I am not a statistician, but I did take a course in the subject in graduate business school. I learned enough to know that they cannot be trusted. The deceptive thing about them is that the results include what statisticians call a "margin of error," or sometimes called "confidence level," such as 3%. This gives the method a false aura of being "scientific," trying to legitimize the statisticians as being more than just professional guessers and to justify their high salaries. The implication is that the real guaranteed, proof positive truth lies somewhere within that margin of plus or minus 3%. It ain't so. Even with their aura of science, poll results are nothing more than educated guesses.

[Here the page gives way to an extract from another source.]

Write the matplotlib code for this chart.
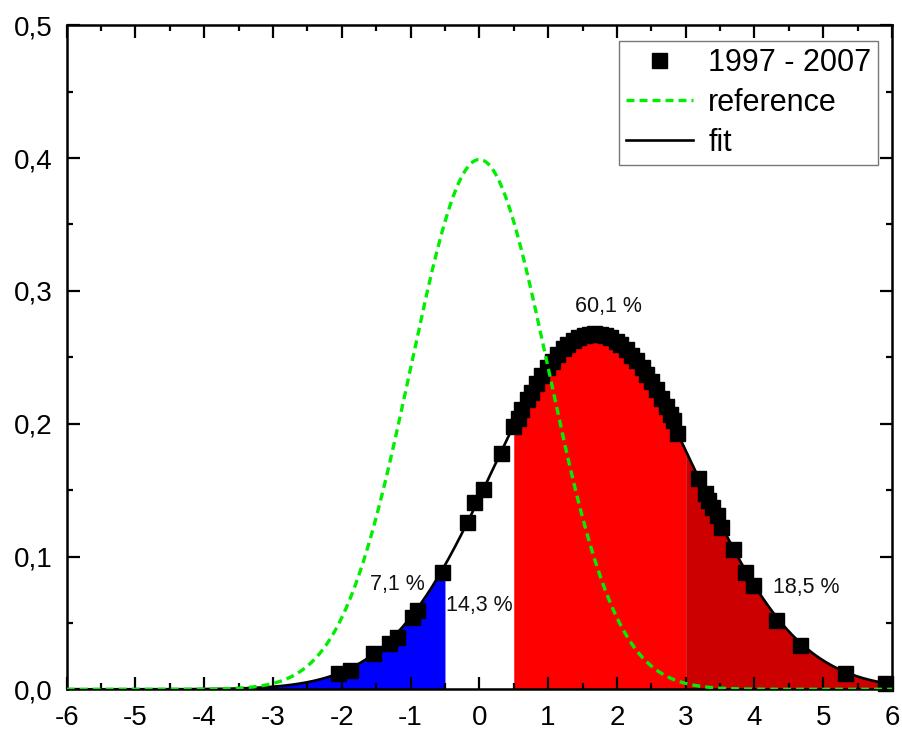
import numpy as np
import matplotlib
matplotlib.use("Agg")
import matplotlib.pyplot as plt
from matplotlib.ticker import MultipleLocator, FuncFormatter
from matplotlib.lines import Line2D

plt.rcParams['font.family'] = ['Liberation Sans', 'DejaVu Sans']

# ---- data ----
data_x = [-2.05, -1.88, -1.54, -1.32, -1.20, -0.98, -0.91, -0.55, -0.18, -0.08,
          0.05, 0.32, 0.49, 0.56,
          0.61, 0.69, 0.75, 0.83, 0.90, 0.98, 1.05, 1.13, 1.21, 1.28, 1.36,
          1.44, 1.52, 1.59, 1.67, 1.75, 1.82, 1.90, 1.98, 2.05, 2.13, 2.21,
          2.28, 2.36, 2.43, 2.50, 2.57, 2.64, 2.71, 2.77, 2.82,
          2.87, 3.18, 3.28, 3.33, 3.38, 3.45, 3.52, 3.69, 3.86, 3.98, 4.32,
          4.66, 5.32, 5.90]
data_y = [0.0120, 0.0145, 0.0270, 0.0347, 0.0397, 0.0547, 0.0598, 0.0886, 0.1260, 0.1410,
          0.1510, 0.1780, 0.1980, 0.2040,
          0.2107, 0.2184, 0.2239, 0.2308, 0.2365, 0.2425, 0.2474, 0.2524, 0.2567, 0.2600, 0.2630,
          0.2654, 0.2670, 0.2678, 0.2680, 0.2676, 0.2667, 0.2650, 0.2626, 0.2600, 0.2562, 0.2520,
          0.2478, 0.2424, 0.2372, 0.2318, 0.2258, 0.2196, 0.2132, 0.2075, 0.2025,
          0.1930, 0.1590, 0.1480, 0.1427, 0.1376, 0.1310, 0.1225, 0.1060, 0.0886, 0.0786, 0.0520,
          0.0334, 0.0120, 0.0045]

ref_mean = 0.0
ref_sd = 1.0

region_bounds = [-6.0, -0.5, 0.5, 3.0, 6.0]
region_colors = ['#0000ff', None, '#ff0000', '#cc0000']

pct_labels = ['7,1 %', '14,3 %', '60,1 %', '18,5 %']
pct_pos_x = [-1.19, 0.0, 1.88, 4.76]
pct_pos_y = [0.0787, 0.0628, 0.288, 0.0767]

legend_labels = ['1997 - 2007', 'reference', 'fit']

# ---- fit: gaussian from data (weighted quadratic fit of log y) ----
dx = np.array(data_x)
dy = np.array(data_y)
c2, c1, c0 = np.polyfit(dx, np.log(dy), 2, w=dy)
fit_sd = np.sqrt(-1.0 / (2 * c2))
fit_mu = c1 * fit_sd ** 2
fit_amp = np.exp(c0 + fit_mu ** 2 / (2 * fit_sd ** 2))

xs = np.linspace(-6, 6, 2401)
fit_y = fit_amp * np.exp(-(xs - fit_mu) ** 2 / (2 * fit_sd ** 2))
ref_y = np.exp(-(xs - ref_mean) ** 2 / (2 * ref_sd ** 2)) / (ref_sd * np.sqrt(2 * np.pi))

W, H = 903, 733
fig = plt.figure(figsize=(W / 100, H / 100), dpi=100)
L, R, T, B = 66.7, 892.0, 25.3, 689.3
ax = fig.add_axes([L / W, 1 - B / H, (R - L) / W, (B - T) / H])

GREEN = '#00ee00'
DASH = (2.4, 1.5)

# fills
for i, col in enumerate(region_colors):
    if col is None:
        continue
    lo, hi = region_bounds[i], region_bounds[i + 1]
    m = (xs >= lo) & (xs <= hi)
    ax.fill_between(xs[m], 0, fit_y[m], color=col, linewidth=0, zorder=1)

ax.plot(dx, dy, 's', color='black', markersize=10.8, zorder=3, clip_on=False)
ax.plot(xs, fit_y, '-', color='black', lw=1.9, zorder=4)
ref_line, = ax.plot(xs, ref_y, '--', color=GREEN, lw=2.4, zorder=5)
ref_line.set_dashes(DASH)

for t, px, py in zip(pct_labels, pct_pos_x, pct_pos_y):
    ax.text(px, py, t, ha='center', va='center', fontsize=15.5, color='#111111', zorder=6)

ax.set_xlim(-6, 6)
ax.set_ylim(0, 0.5)
ax.xaxis.set_major_locator(MultipleLocator(1))
ax.xaxis.set_minor_locator(MultipleLocator(0.5))
ax.yaxis.set_major_locator(MultipleLocator(0.1))
ax.yaxis.set_minor_locator(MultipleLocator(0.05))
ax.xaxis.set_major_formatter(FuncFormatter(lambda v, p: f"{int(round(v))}"))
ax.yaxis.set_major_formatter(FuncFormatter(lambda v, p: f"{v:.1f}".replace('.', ',')))
ax.tick_params(which='both', direction='in', top=True, right=True, width=1.6, labelsize=20)
ax.tick_params(which='major', length=9)
ax.tick_params(which='minor', length=4.5)
ax.tick_params(axis='x', which='major', pad=11)
ax.tick_params(axis='y', which='major', pad=10)
for s in ax.spines.values():
    s.set_linewidth(1.8)

handles = [
    Line2D([], [], marker='s', color='black', linestyle='none', markersize=10.8),
    Line2D([], [], color=GREEN, lw=2.4, linestyle=(0, DASH)),
    Line2D([], [], color='black', lw=1.9),
]
leg = ax.legend(handles, legend_labels, loc='upper right',
                bbox_to_anchor=(878 / W, 1 - 41 / H), bbox_transform=fig.transFigure,
                fontsize=22, frameon=True, fancybox=False, framealpha=1,
                edgecolor='#777777', borderpad=0.22, handlelength=2.2,
                handletextpad=0.5, labelspacing=0.33, borderaxespad=0)
leg.get_frame().set_linewidth(1.0)

fig.savefig('out.png', dpi=100)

The very fallible theory is that if you want to know what 100 million people think, you can ask and tabulate the opinions of a small "sample" of them, a sample that must be purely random, difficult to do. Experts claim that very small random samples can be used with "accuracy." For example, a recent poll sample of the entire U.S. population included only 2,412 people. From that sample, they draw what they call a "statistical inference." They infer the results from the polling results. It is a very sophisticated technique, but unreliable. Statistical polling often flops miserably, with results falling way outside the so-called "margin of error."
Right now the polls show Bush and Kerry statistically very close. But polls can be so wrong that it could turn out to be a landslide for either one of them. Don't be surprised. Only God knows.
Aha! That's the key! Only God knows! But don't tell that to the pollsters. They think they know!